>> start

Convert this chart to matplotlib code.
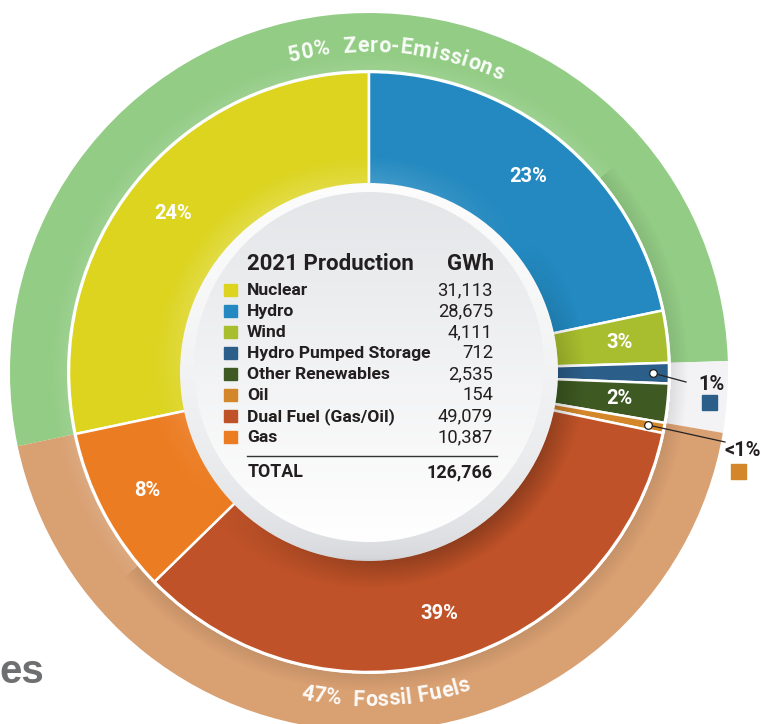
import numpy as np
import matplotlib
matplotlib.use("Agg")
import matplotlib.pyplot as plt
from matplotlib.patches import Circle, Rectangle
from matplotlib.font_manager import FontProperties

W, H = 761, 724

# table values as printed in the chart
sources = ["Nuclear", "Hydro", "Wind", "Hydro Pumped Storage", "Other Renewables",
           "Oil", "Dual Fuel (Gas/Oil)", "Gas"]
gwh = [31113, 28675, 4111, 712, 2535, 154, 49079, 10387]
total_gwh = 126766
pct_labels = ["24%", "23%", "3%", "1%", "2%", "<1%", "39%", "8%"]
# how much of the ring each slice takes in the drawing (%)
slice_share = [28.3, 21.7, 2.8, 1.1, 2.1, 0.55, 34.4, 9.0]
colors = ["#dcd41e", "#2389c0", "#a8be2e", "#2c5e8a", "#3e5a22",
          "#d4862a", "#bf5228", "#ec7c22"]
callout = [3, 5]  # slices labelled outside the ring

group_names = ["50%  Zero-Emissions", "", "47%  Fossil Fuels"]
group_members = [[0, 1, 2], [3, 4], [5, 6, 7]]
group_colors = ["#93cc85", "#f3f3f5", "#d9a072"]

TXT = "#231f20"
cx, cy = 369, H - 372

fig = plt.figure(figsize=(W / 100, H / 100), dpi=100)
ax = fig.add_axes([0, 0, 1, 1])

start = 90 + slice_share[0] / sum(slice_share) * 360
ring_share = [sum(slice_share[i] for i in m) for m in group_members]

ring, _ = ax.pie(ring_share, colors=group_colors, radius=359, center=(cx, cy),
                 startangle=start, counterclock=False,
                 wedgeprops=dict(width=57, linewidth=0))
wedges, _ = ax.pie(slice_share, colors=colors, radius=300, center=(cx, cy),
                   startangle=start, counterclock=False,
                   wedgeprops=dict(edgecolor="white", linewidth=1.8))

# shading: shadow at inner edge of ring, light/shadow band round the centre disk
yy, xx = np.mgrid[0:H, 0:W] + 0.5
dx, dy = xx - cx, yy - cy
rr = np.hypot(dx, dy)
th = np.arctan2(dy, dx)
ov = np.zeros((H, W, 4))
light = np.cos(th - np.deg2rad(130))
fade = np.clip(1 - (rr - 189) / 28, 0, 1) * (rr >= 189)
lit = light > 0
ov[..., :3] = np.where(lit[..., None], 1.0, 0.0)
ov[..., 3] = np.where(lit, 0.18 * light, 0.26 * -light) * fade
rs = np.clip(1 - (rr - 302) / 18, 0, 1) * (rr >= 302) * (rr <= 359)
ov[..., 3] = np.maximum(ov[..., 3], 0.09 * rs)
ax.imshow(ov, extent=(0, W, 0, H), origin="lower", zorder=2, interpolation="bilinear")

# percent labels
for w, lab, i in zip(wedges, pct_labels, range(len(wedges))):
    mid = np.deg2rad((w.theta1 + w.theta2) / 2)
    if i in callout:
        continue
    ax.text(cx + 252 * np.cos(mid), cy + 252 * np.sin(mid), lab, color="white",
            fontsize=14.5, weight="bold", family="Roboto", ha="center", va="center", zorder=5)

# callouts for the thin slices
ends = [(686, H - 382), (725, H - 442)]
text_pos = [(711, H - 390), (743, H - 456)]
sq_pos = [(702, H - 410), (731, H - 479)]
for k, i in enumerate(callout):
    w = wedges[i]
    mid = np.deg2rad((w.theta1 + w.theta2) / 2)
    px, py = cx + 284 * np.cos(mid), cy + 284 * np.sin(mid)
    ax.plot([px, ends[k][0]], [py, ends[k][1]], color="#222222", lw=0.9, zorder=6)
    ax.plot(px, py, "o", ms=5.5, mfc="white", mec="#222222", mew=0.9, zorder=7)
    ax.text(*text_pos[k], pct_labels[i], color=TXT, fontsize=14.5, weight="bold",
            family="Roboto", ha="center", va="baseline", zorder=6)
    ax.add_patch(Rectangle(sq_pos[k], 15, 15, color=colors[i], zorder=6))

# ring titles along the arc
rend = fig.canvas.get_renderer()


def arc_text(s, r, center_deg, top, fs, track=0.0):
    fp = FontProperties(family="Roboto", weight="bold", size=fs)
    base = rend.get_text_width_height_descent("ll", fp, ismath=False)[0]
    adv = [rend.get_text_width_height_descent("l" + c + "l", fp, ismath=False)[0] - base + track
           for c in s]
    total = sum(adv)
    pos = np.cumsum([0] + adv[:-1]) + np.array(adv) / 2 - total / 2
    for c, p in zip(s, pos):
        d = np.rad2deg(p / r)
        a = center_deg - d if top else center_deg + d
        ar = np.deg2rad(a)
        rot = a - 90 if top else a + 90
        ax.text(cx + r * np.cos(ar), cy + r * np.sin(ar), c, fontproperties=fp,
                color="white", alpha=0.95, rotation=rot, rotation_mode="anchor",
                ha="center", va="baseline", zorder=5)


arc_text(group_names[0], 320, 85, True, 15.5, 0.6)
arc_text(group_names[2], 334, -87, False, 15.5, 0.4)

# centre disk
grad = np.linspace(0, 1, 256)[:, None, None]
rim_bot, rim_top = np.array([0.80, 0.81, 0.83]), np.array([0.99, 0.99, 0.99])
face_bot, face_top = np.array([1.0, 1.0, 1.0]), np.array([0.895, 0.90, 0.91])
rim = rim_bot + (rim_top - rim_bot) * grad ** 0.35
face = face_bot + (face_top - face_bot) * grad
R1, R2 = 189, 175
im1 = ax.imshow(rim, extent=(cx - R1, cx + R1, cy - R1, cy + R1), origin="lower",
                zorder=6, interpolation="bilinear")
im1.set_clip_path(Circle((cx, cy), R1, transform=ax.transData))
fy = cy + 5
im2 = ax.imshow(face, extent=(cx - R2, cx + R2, fy - R2, fy + R2), origin="lower",
                zorder=7, interpolation="bilinear")
im2.set_clip_path(Circle((cx, fy), R2, transform=ax.transData))

# table
ax.text(247, H - 270, "2021 Production", fontsize=16, weight="bold", family="Roboto",
        color=TXT, va="baseline", zorder=8)
ax.text(494, H - 270, "GWh", fontsize=16, weight="bold", family="Roboto",
        color=TXT, ha="right", va="baseline", zorder=8)
for i, (name, val, col) in enumerate(zip(sources, gwh, colors)):
    yb = H - (295 + 21 * i)
    ax.add_patch(Rectangle((224, yb - 1), 12.5, 12.5, color=col, zorder=8))
    ax.text(247, yb, name, fontsize=12.6, weight="bold", family="Roboto", color=TXT,
            va="baseline", zorder=8)
    ax.text(493, yb, f"{val:,}", fontsize=13.2, family="Roboto", color=TXT,
            ha="right", va="baseline", zorder=8)
ax.plot([247, 497], [H - 456, H - 456], color="#333333", lw=1.0, zorder=8)
ax.text(248, H - 477, "TOTAL", fontsize=12.8, weight="bold", family="Roboto", color=TXT,
        va="baseline", zorder=8)
ax.text(493, H - 477, f"{total_gwh:,}", fontsize=13, weight="bold", family="Roboto",
        color=TXT, ha="right", va="baseline", zorder=8)

# cut-off heading at the left edge of the page
ax.text(-1, H - 683, "es", fontsize=29, weight="bold", family="Liberation Sans",
        color="#6e6f71", va="baseline")

ax.set_xlim(0, W)
ax.set_ylim(0, H)
ax.set_aspect("auto")
ax.axis("off")
fig.savefig("out.png", dpi=100, facecolor="white")
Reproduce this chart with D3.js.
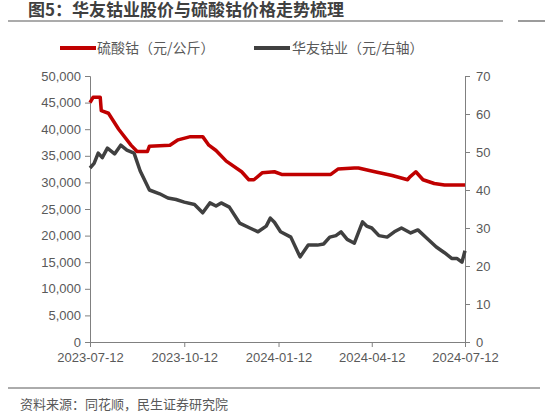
<!DOCTYPE html>
<html><head><meta charset="utf-8">
<script src="https://cdn.jsdelivr.net/npm/d3@7"></script>
<style>body{margin:0;background:#fff;font-family:"Noto Sans CJK SC","Noto Sans",sans-serif}</style>
</head><body><svg id="c" width="545" height="414"></svg>
<script>
// 硫酸钴 (元/公斤), date offsets in days from 2023-07-12
const cobaltDays = [0,3,10,11,18,28,40,46,56,58,78,86,98,110,116,123,133,148,155,160,168,180,187,196,235,242,258,262,278,295,310,312,318,325,336,346,366];
const cobaltVals = [45000,46000,46000,43500,43000,40000,37000,35800,35800,36800,37000,38000,38600,38600,37000,36000,34000,32000,30500,30500,31800,32000,31500,31500,31500,32500,32700,32700,32000,31300,30500,31000,32000,30500,29800,29500,29500];
// 华友钴业 (元, 右轴)
const stockDays = [0,4,8,12,17,24,30,36,43,49,58,68,76,84,92,102,110,117,123,128,136,146,156,164,172,176,180,186,196,205,213,222,228,234,240,245,251,258,266,270,275,282,290,297,304,313,320,328,338,346,353,358,363,366];
const stockVals = [45.8,47,49.7,48.5,51,49.5,51.8,50.5,49.7,45,40,39,37.9,37.5,36.8,36.2,34,36.6,35.8,36.6,35.5,31.3,30,29,30.5,32.6,31.5,29,27.6,22.4,25.5,25.5,25.8,27.6,28,29,27,26,31.6,30.5,30,28,27.6,29,30,28.7,29.5,27.5,25,23.5,22,22,21,24];
const xTicks = ["2023-07-12","2023-10-12","2024-01-12","2024-04-12","2024-07-12"];
const leftTicks = d3.range(0,50001,5000);
const rightTicks = d3.range(0,71,10);

const svg = d3.select("#c");
const parse = d3.timeParse("%Y-%m-%d");
const t0 = parse("2023-07-12");
const dayToDate = d => d3.timeDay.offset(t0, d);
const x = d3.scaleTime().domain([t0, parse("2024-07-12")]).range([90,465]);
const yL = d3.scaleLinear().domain([0,50000]).range([342,76]);
const yR = d3.scaleLinear().domain([0,70]).range([342,76]);
const grey = "#595959";

svg.append("text").attr("x",28).attr("y",16).attr("font-size",17).attr("font-weight","bold").attr("fill","#404040").text("图5：华友钴业股价与硫酸钴价格走势梳理");
svg.append("line").attr("x1",8).attr("x2",503).attr("y1",21).attr("y2",21).attr("stroke","#595959").attr("stroke-width",1.2);
svg.append("line").attr("x1",518).attr("x2",545).attr("y1",21).attr("y2",21).attr("stroke","#595959").attr("stroke-width",1.2);

// legend
const lg = svg.append("g").attr("font-size",14).attr("fill",grey);
lg.append("line").attr("x1",60).attr("x2",96).attr("y1",48).attr("y2",48).attr("stroke","#C00000").attr("stroke-width",4);
lg.append("text").attr("x",97).attr("y",53).attr("fill",grey).text("硫酸钴（元/公斤）");
lg.append("line").attr("x1",254).attr("x2",290).attr("y1",48).attr("y2",48).attr("stroke","#404040").attr("stroke-width",4);
lg.append("text").attr("x",292).attr("y",53).attr("fill",grey).text("华友钴业（元/右轴）");

const ax = (g) => { g.selectAll("path,line").attr("stroke","#808080"); g.selectAll("text").attr("fill",grey).attr("font-size",13).attr("font-family","Liberation Sans, Arial, sans-serif"); };
svg.append("g").attr("transform","translate(90,0)").call(d3.axisLeft(yL).tickValues(leftTicks).tickFormat(d3.format(",")).tickSize(5).tickPadding(4)).call(ax);
svg.append("g").attr("transform","translate(465,0)").call(d3.axisRight(yR).tickValues(rightTicks).tickSize(5).tickPadding(6)).call(ax);
svg.append("g").attr("transform","translate(0,342)").call(d3.axisBottom(x).tickValues(xTicks.map(parse)).tickFormat(d3.timeFormat("%Y-%m-%d")).tickSize(5).tickPadding(6)).call(ax);

const line = (ys) => d3.line().x(d => x(dayToDate(d[0]))).y(d => ys(d[1]));
svg.append("path").datum(stockDays.map((d,i)=>[d,stockVals[i]])).attr("d",line(yR)).attr("fill","none").attr("stroke","#404040").attr("stroke-width",3.5).attr("stroke-linejoin","round");
svg.append("path").datum(cobaltDays.map((d,i)=>[d,cobaltVals[i]])).attr("d",line(yL)).attr("fill","none").attr("stroke","#C00000").attr("stroke-width",3.5).attr("stroke-linejoin","round");

svg.append("line").attr("x1",8).attr("x2",540).attr("y1",388).attr("y2",388).attr("stroke","#595959").attr("stroke-width",1);
svg.append("text").attr("x",20).attr("y",409).attr("font-size",13).attr("fill",grey).text("资料来源：同花顺，民生证券研究院");
</script></body></html>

>> end

STATED TASK:
From the opening line of the entries above to the line containing "ring_share = [sum(slice_share[i]", please transcribe each line exactly, skipping every picture.

CORRECT RESULT:
Convert this chart to matplotlib code.
import numpy as np
import matplotlib
matplotlib.use("Agg")
import matplotlib.pyplot as plt
from matplotlib.patches import Circle, Rectangle
from matplotlib.font_manager import FontProperties

W, H = 761, 724

# table values as printed in the chart
sources = ["Nuclear", "Hydro", "Wind", "Hydro Pumped Storage", "Other Renewables",
           "Oil", "Dual Fuel (Gas/Oil)", "Gas"]
gwh = [31113, 28675, 4111, 712, 2535, 154, 49079, 10387]
total_gwh = 126766
pct_labels = ["24%", "23%", "3%", "1%", "2%", "<1%", "39%", "8%"]
# how much of the ring each slice takes in the drawing (%)
slice_share = [28.3, 21.7, 2.8, 1.1, 2.1, 0.55, 34.4, 9.0]
colors = ["#dcd41e", "#2389c0", "#a8be2e", "#2c5e8a", "#3e5a22",
          "#d4862a", "#bf5228", "#ec7c22"]
callout = [3, 5]  # slices labelled outside the ring

group_names = ["50%  Zero-Emissions", "", "47%  Fossil Fuels"]
group_members = [[0, 1, 2], [3, 4], [5, 6, 7]]
group_colors = ["#93cc85", "#f3f3f5", "#d9a072"]

TXT = "#231f20"
cx, cy = 369, H - 372

fig = plt.figure(figsize=(W / 100, H / 100), dpi=100)
ax = fig.add_axes([0, 0, 1, 1])

start = 90 + slice_share[0] / sum(slice_share) * 360
ring_share = [sum(slice_share[i] for i in m) for m in group_members]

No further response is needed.